__Data block__
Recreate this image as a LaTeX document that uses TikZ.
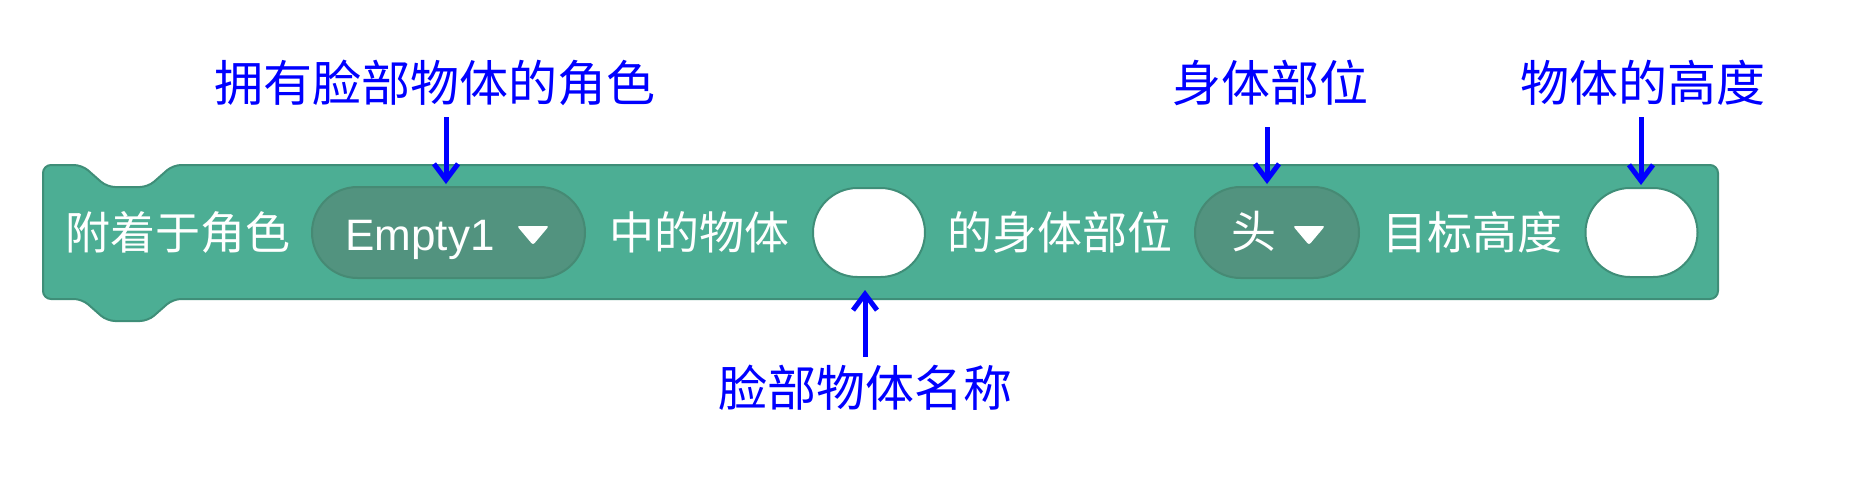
\documentclass[tikz,border=0pt]{standalone}
\usepackage{fontspec}
\setmainfont{Liberation Sans}
\newfontfamily\cjk{Noto Sans CJK SC}
\usetikzlibrary{arrows.meta,shapes.misc}
\definecolor{blockfill}{HTML}{4CAE94}
\definecolor{blockline}{HTML}{3F8E78}
\definecolor{pillfill}{HTML}{52937F}
\definecolor{pillline}{HTML}{468A74}
\definecolor{labelblue}{HTML}{0000FF}
\tikzset{
  blocktext/.style={text=white,inner sep=0pt,font=\cjk\fontsize{22.5pt}{26pt}\selectfont},
  latintext/.style={text=white,inner sep=0pt,font=\fontsize{22pt}{26pt}\selectfont},
  pill/.style={rounded rectangle,draw=pillline,fill=pillfill,line width=1pt,minimum height=45.5pt,inner sep=0pt},
  whiteoval/.style={rounded rectangle,draw=blockline,fill=white,line width=1pt,minimum height=44.5pt,minimum width=56pt,inner sep=0pt},
  annot/.style={text=labelblue,inner sep=0pt,font=\cjk\fontsize{24.5pt}{28pt}\selectfont},
  arr/.style={draw=labelblue,line width=2.5pt,-{Straight Barb[length=8pt,width=12pt,line width=2.5pt]}},
  tri/.style={fill=white,rounded corners=1.2pt}
}
\begin{document}
\begin{tikzpicture}[x=0.5pt,y=-0.5pt]
\useasboundingbox (0,0) rectangle (1860,488);
% block body
\draw[fill=blockfill,draw=blockline,line width=1pt,rounded corners=4pt]
  (43,165) -- (82,165) -- (107,187) -- (148,187) -- (173,165) -- (1718,165)
  -- (1718,299) -- (173,299) -- (148,321) -- (107,321) -- (82,299) -- (43,299) -- cycle;
% block contents
\node[blocktext] (t1) at (178,232) {附着于角色};
\node[pill,minimum width=136.5pt] (p1) at (448.5,232.5) {};
\node[latintext,anchor=base west] (e1) at (345,250) {Empty1};
\fill[tri] (517,226) -- (549,226) -- (533,245) -- cycle;
\node[blocktext] (t2) at (699,232) {中的物体};
\node[whiteoval] (o1) at (869,232.5) {};
\node[blocktext] (t3) at (1060,232) {的身体部位};
\node[pill,minimum width=82pt] (p2) at (1277,232.5) {};
\node[blocktext] (h1) at (1254,232) {头};
\fill[tri] (1293,226) -- (1325,226) -- (1309,245) -- cycle;
\node[blocktext] (t4) at (1472,232) {目标高度};
\node[whiteoval] (o2) at (1641.5,232.5) {};
% annotations
\node[annot] (l1) at (435,83) {拥有脸部物体的角色};
\node[annot] (l2) at (1270,83) {身体部位};
\node[annot] (l3) at (1643,83) {物体的高度};
\node[annot] (l4) at (865,388) {脸部物体名称};
\coordinate (a1) at (446,117);
\coordinate (a2) at (1267,127);
\coordinate (a3) at (1641,117);
\coordinate (a4) at (865,357);
\draw[arr,shorten >=1pt] (a1) -- (a1 |- p1.north);
\draw[arr,shorten >=1pt] (a2) -- (a2 |- p2.north);
\draw[arr,shorten >=1pt] (a3) -- (a3 |- o2.north);
\draw[arr,shorten >=6pt] (a4) -- (a4 |- o1.south);
\end{tikzpicture}
\end{document}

__Job__
Leave the pictures out and output the rest of the listing exactly.

__Solution below__
Recreate this image as a LaTeX document that uses TikZ.
\documentclass[tikz,border=0pt]{standalone}
\usepackage{fontspec}
\setmainfont{Liberation Sans}
\newfontfamily\cjk{Noto Sans CJK SC}
\usetikzlibrary{arrows.meta,shapes.misc}
\definecolor{blockfill}{HTML}{4CAE94}
\definecolor{blockline}{HTML}{3F8E78}
\definecolor{pillfill}{HTML}{52937F}
\definecolor{pillline}{HTML}{468A74}
\definecolor{labelblue}{HTML}{0000FF}
\tikzset{
  blocktext/.style={text=white,inner sep=0pt,font=\cjk\fontsize{22.5pt}{26pt}\selectfont},
  latintext/.style={text=white,inner sep=0pt,font=\fontsize{22pt}{26pt}\selectfont},
  pill/.style={rounded rectangle,draw=pillline,fill=pillfill,line width=1pt,minimum height=45.5pt,inner sep=0pt},
  whiteoval/.style={rounded rectangle,draw=blockline,fill=white,line width=1pt,minimum height=44.5pt,minimum width=56pt,inner sep=0pt},
  annot/.style={text=labelblue,inner sep=0pt,font=\cjk\fontsize{24.5pt}{28pt}\selectfont},
  arr/.style={draw=labelblue,line width=2.5pt,-{Straight Barb[length=8pt,width=12pt,line width=2.5pt]}},
  tri/.style={fill=white,rounded corners=1.2pt}
}
\begin{document}
\begin{tikzpicture}[x=0.5pt,y=-0.5pt]
\useasboundingbox (0,0) rectangle (1860,488);
% block body
\draw[fill=blockfill,draw=blockline,line width=1pt,rounded corners=4pt]
  (43,165) -- (82,165) -- (107,187) -- (148,187) -- (173,165) -- (1718,165)
  -- (1718,299) -- (173,299) -- (148,321) -- (107,321) -- (82,299) -- (43,299) -- cycle;
% block contents
\node[blocktext] (t1) at (178,232) {附着于角色};
\node[pill,minimum width=136.5pt] (p1) at (448.5,232.5) {};
\node[latintext,anchor=base west] (e1) at (345,250) {Empty1};
\fill[tri] (517,226) -- (549,226) -- (533,245) -- cycle;
\node[blocktext] (t2) at (699,232) {中的物体};
\node[whiteoval] (o1) at (869,232.5) {};
\node[blocktext] (t3) at (1060,232) {的身体部位};
\node[pill,minimum width=82pt] (p2) at (1277,232.5) {};
\node[blocktext] (h1) at (1254,232) {头};
\fill[tri] (1293,226) -- (1325,226) -- (1309,245) -- cycle;
\node[blocktext] (t4) at (1472,232) {目标高度};
\node[whiteoval] (o2) at (1641.5,232.5) {};
% annotations
\node[annot] (l1) at (435,83) {拥有脸部物体的角色};
\node[annot] (l2) at (1270,83) {身体部位};
\node[annot] (l3) at (1643,83) {物体的高度};
\node[annot] (l4) at (865,388) {脸部物体名称};
\coordinate (a1) at (446,117);
\coordinate (a2) at (1267,127);
\coordinate (a3) at (1641,117);
\coordinate (a4) at (865,357);
\draw[arr,shorten >=1pt] (a1) -- (a1 |- p1.north);
\draw[arr,shorten >=1pt] (a2) -- (a2 |- p2.north);
\draw[arr,shorten >=1pt] (a3) -- (a3 |- o2.north);
\draw[arr,shorten >=6pt] (a4) -- (a4 |- o1.south);
\end{tikzpicture}
\end{document}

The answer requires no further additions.